Task objective
Quote from the first line below through the line that contains "width - margin.right]);", both included, and leave the pictures out.

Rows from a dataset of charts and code
• • • •
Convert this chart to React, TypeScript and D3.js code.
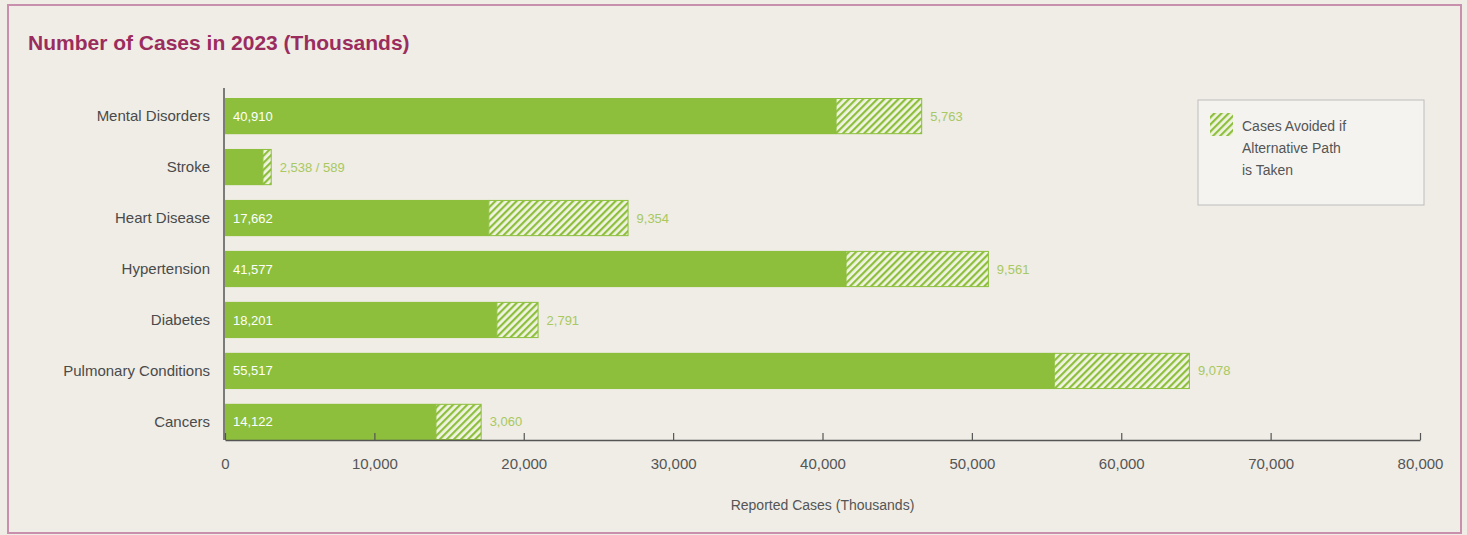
import { useEffect, useRef } from "react";
import * as d3 from "d3";

const width = 1467;
const height = 535;
const margin = { top: 98, right: 47, bottom: 95, left: 225 };

const categories = [
  "Mental Disorders",
  "Stroke",
  "Heart Disease",
  "Hypertension",
  "Diabetes",
  "Pulmonary Conditions",
  "Cancers",
];
const reportedCases = [40910, 2538, 17662, 41577, 18201, 55517, 14122];
const avoidedCases = [5763, 589, 9354, 9561, 2791, 9078, 3060];
const xTicks = [0, 10000, 20000, 30000, 40000, 50000, 60000, 70000, 80000];

const green = "#8dbf3c";
const font = "'Liberation Sans', Arial, sans-serif";

type Row = { name: string; reported: number; avoided: number };

export default function App() {
  const svgRef = useRef<SVGSVGElement | null>(null);

  useEffect(() => {
    if (!svgRef.current) return;
    const svg = d3.select(svgRef.current);
    svg.selectAll("*").remove();

    const data: Row[] = categories.map((name, i) => ({
      name,
      reported: reportedCases[i],
      avoided: avoidedCases[i],
    }));

    const axisY = height - margin.bottom;

    const x = d3
      .scaleLinear()
      .domain([0, 80000])
      .range([margin.left, width - margin.right]);

    const y = d3
      .scaleBand()
      .domain(categories)
      .range([margin.top, axisY])
      .paddingInner(0.29)
      .paddingOuter(0);

    // background + frame
    svg.append("rect").attr("width", width).attr("height", height).attr("fill", "#efede6");
    svg
      .append("rect")
      .attr("x", 8)
      .attr("y", 5)
      .attr("width", 1453)
      .attr("height", 528)
      .attr("fill", "#efede6")
      .attr("stroke", "#c990ad")
      .attr("stroke-width", 2);

    // hatch pattern
    const defs = svg.append("defs");
    const pat = defs
      .append("pattern")
      .attr("id", "hatch")
      .attr("patternUnits", "userSpaceOnUse")
      .attr("width", 5)
      .attr("height", 5)
      .attr("patternTransform", "rotate(45)");
    pat.append("rect").attr("width", 5).attr("height", 5).attr("fill", "#f1f4e2");
    pat.append("rect").attr("width", 2.2).attr("height", 5).attr("fill", green);

    // title
    svg
      .append("text")
      .attr("x", 28)
      .attr("y", 50)
      .attr("fill", "#9b2d5e")
      .style("font-family", font)
      .style("font-size", "21px")
      .style("font-weight", "600")
      .text("Number of Cases in 2023 (Thousands)");

    // bars
    const rows = svg
      .append("g")
      .selectAll("g")
      .data(data)
      .join("g")
      .attr("transform", (d) => `translate(0, ${y(d.name)})`);

    rows
      .append("rect")
      .attr("x", x(0))
      .attr("width", (d) => x(d.reported) - x(0))
      .attr("height", y.bandwidth())
      .attr("fill", green);

    rows
      .append("rect")
      .attr("x", (d) => x(d.reported))
      .attr("y", 0.5)
      .attr("width", (d) => x(d.reported + d.avoided) - x(d.reported) - 0.5)
      .attr("height", y.bandwidth() - 1)
      .attr("fill", "url(#hatch)")
      .attr("stroke", green)
      .attr("stroke-width", 1);

    rows
      .filter((d) => d.name !== "Stroke")
      .append("text")
      .attr("x", x(0) + 8)
      .attr("y", y.bandwidth() / 2)
      .attr("dy", "0.35em")
      .attr("fill", "#ffffff")
      .style("font-family", font)
      .style("font-size", "13px")
      .text((d) => d3.format(",")(d.reported));

    rows
      .append("text")
      .attr("x", (d) => x(d.reported + d.avoided) + 8)
      .attr("y", y.bandwidth() / 2)
      .attr("dy", "0.35em")
      .attr("fill", "#a9c85f")
      .style("font-family", font)
      .style("font-size", "13px")
      .text((d) =>
        d.name === "Stroke"
          ? `${d3.format(",")(d.reported)} / ${d3.format(",")(d.avoided)}`
          : d3.format(",")(d.avoided),
      );

    // category labels
    svg
      .append("g")
      .selectAll("text")
      .data(categories)
      .join("text")
      .attr("x", 210)
      .attr("y", (d) => (y(d) ?? 0) + y.bandwidth() / 2)
      .attr("dy", "0.35em")
      .attr("text-anchor", "end")
      .attr("fill", "#4a4a4a")
      .style("font-family", font)
      .style("font-size", "15px")
      .text((d) => d);

    // axes
    svg
      .append("line")
      .attr("x1", x(0) - 1)
      .attr("x2", x(0) - 1)
      .attr("y1", 88)
      .attr("y2", axisY)
      .attr("stroke", "#555")
      .attr("stroke-width", 1.5);

    const xAxis = svg
      .append("g")
      .attr("transform", `translate(0, ${axisY})`)
      .call(
        d3
          .axisBottom(x)
          .tickValues(xTicks)
          .tickSize(-7)
          .tickSizeOuter(0)
          .tickPadding(18)
          .tickFormat((d) => d3.format(",")(d as number)),
      );
    xAxis.select(".domain").attr("stroke", "#555").attr("stroke-width", 1.5);
    xAxis.selectAll(".tick line").attr("stroke", "#555").attr("stroke-width", 1.2);
    xAxis
      .selectAll(".tick text")
      .attr("fill", "#555")
      .style("font-family", font)
      .style("font-size", "15px");

    svg
      .append("text")
      .attr("x", (x(0) + x(80000)) / 2)
      .attr("y", 510)
      .attr("text-anchor", "middle")
      .attr("fill", "#555")
      .style("font-family", font)
      .style("font-size", "14px")
      .text("Reported Cases (Thousands)");

    // legend
    const legend = svg.append("g").attr("transform", "translate(1198, 100)");
    legend
      .append("rect")
      .attr("width", 226)
      .attr("height", 105)
      .attr("fill", "#f4f3ef")
      .attr("stroke", "#bdbdbd");
    legend
      .append("rect")
      .attr("x", 12)
      .attr("y", 13)
      .attr("width", 23)
      .attr("height", 23)
      .attr("fill", "url(#hatch)");
    legend
      .selectAll("text")
      .data(["Cases Avoided if", "Alternative Path", "is Taken"])
      .join("text")
      .attr("x", 44)
      .attr("y", (_, i) => 31 + i * 22)
      .attr("fill", "#555")
      .style("font-family", font)
      .style("font-size", "14px")
      .text((d) => d);
  }, []);

  return (
    <svg
      ref={svgRef}
      width={width}
      height={height}
      style={{ position: "absolute", left: 0, top: 0, display: "block" }}
    />
  );
}
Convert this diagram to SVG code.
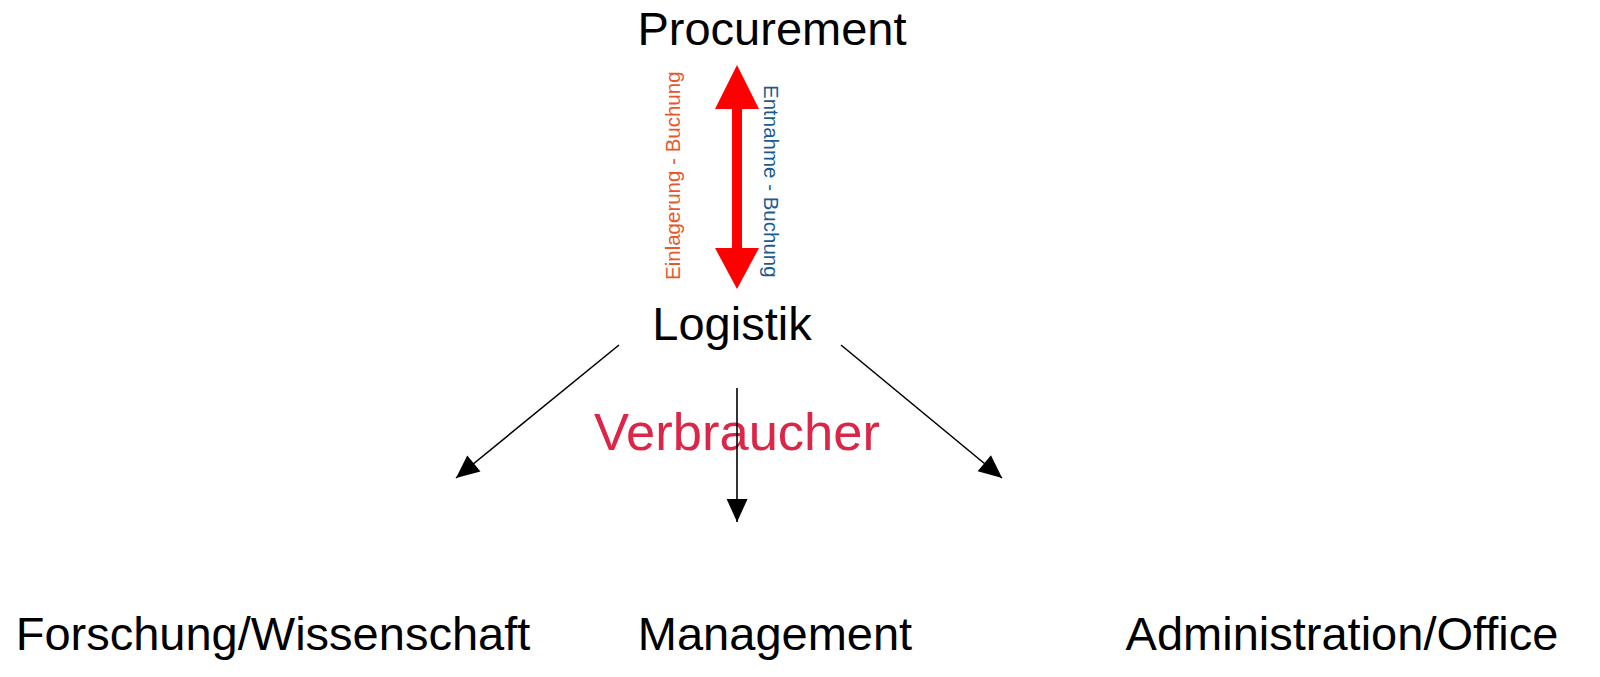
<svg xmlns="http://www.w3.org/2000/svg" width="1600" height="677" viewBox="0 0 1600 677">
<style>
text{font-family:"Liberation Sans",Arial,sans-serif;}
.node{font-size:47px;fill:#000;}
.side{font-size:20.5px;}
.conn{stroke:#000;stroke-width:1.6;fill:none;marker-end:url(#ah);}
</style>
<defs>
<marker id="ah" viewBox="0 0 10 10" refX="10" refY="5" markerWidth="11" markerHeight="11" markerUnits="userSpaceOnUse" orient="auto" overflow="visible">
<path d="M0,0 L10,5 L0,10 z" fill="#000" transform="scale(2.1 1.9) translate(-5.2 -2.4)"/>
</marker>
</defs>
<rect width="1600" height="677" fill="#fff"/>
<g id="procurement"><text class="node" x="772" y="45" text-anchor="middle">Procurement</text></g>
<g id="logistik"><text class="node" x="732" y="340" text-anchor="middle">Logistik</text></g>
<g id="verbraucher"><text x="737" y="450" text-anchor="middle" font-size="52.5" fill="#DC2648">Verbraucher</text></g>
<g id="forschung"><text class="node" x="273" y="650" text-anchor="middle">Forschung/Wissenschaft</text></g>
<g id="management"><text class="node" x="775" y="650" text-anchor="middle">Management</text></g>
<g id="administration"><text class="node" x="1342" y="650" text-anchor="middle">Administration/Office</text></g>
<g id="connectors">
<path d="M732,109 L732,248 L715,248 L737,289 L759,248 L742,248 L742,109 L759,109 L737,65 L715,109 Z" fill="#FF0000"/>
<text class="side" fill="#E8572A" transform="translate(680,280) rotate(-90)">Einlagerung - Buchung</text>
<text class="side" fill="#1A5C92" transform="translate(764,85) rotate(90)">Entnahme - Buchung</text>
<path class="conn" d="M619,345 L456,478"/>
<path class="conn" d="M737,388 L737,522"/>
<path class="conn" d="M841,345 L1002,478"/>
</g>
</svg>
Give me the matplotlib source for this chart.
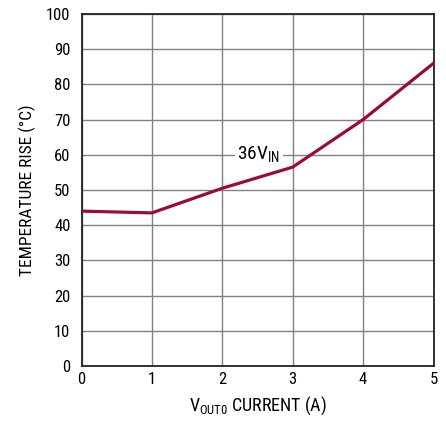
• • • •
Written reply
Convert this chart to React, TypeScript and D3.js code.
import { useEffect, useRef } from "react";
import * as d3 from "d3";

const width = 1467;
const height = 535;
const margin = { top: 98, right: 47, bottom: 95, left: 225 };

const categories = [
  "Mental Disorders",
  "Stroke",
  "Heart Disease",
  "Hypertension",
  "Diabetes",
  "Pulmonary Conditions",
  "Cancers",
];
const reportedCases = [40910, 2538, 17662, 41577, 18201, 55517, 14122];
const avoidedCases = [5763, 589, 9354, 9561, 2791, 9078, 3060];
const xTicks = [0, 10000, 20000, 30000, 40000, 50000, 60000, 70000, 80000];

const green = "#8dbf3c";
const font = "'Liberation Sans', Arial, sans-serif";

type Row = { name: string; reported: number; avoided: number };

export default function App() {
  const svgRef = useRef<SVGSVGElement | null>(null);

  useEffect(() => {
    if (!svgRef.current) return;
    const svg = d3.select(svgRef.current);
    svg.selectAll("*").remove();

    const data: Row[] = categories.map((name, i) => ({
      name,
      reported: reportedCases[i],
      avoided: avoidedCases[i],
    }));

    const axisY = height - margin.bottom;

    const x = d3
      .scaleLinear()
      .domain([0, 80000])
      .range([margin.left, width - margin.right]);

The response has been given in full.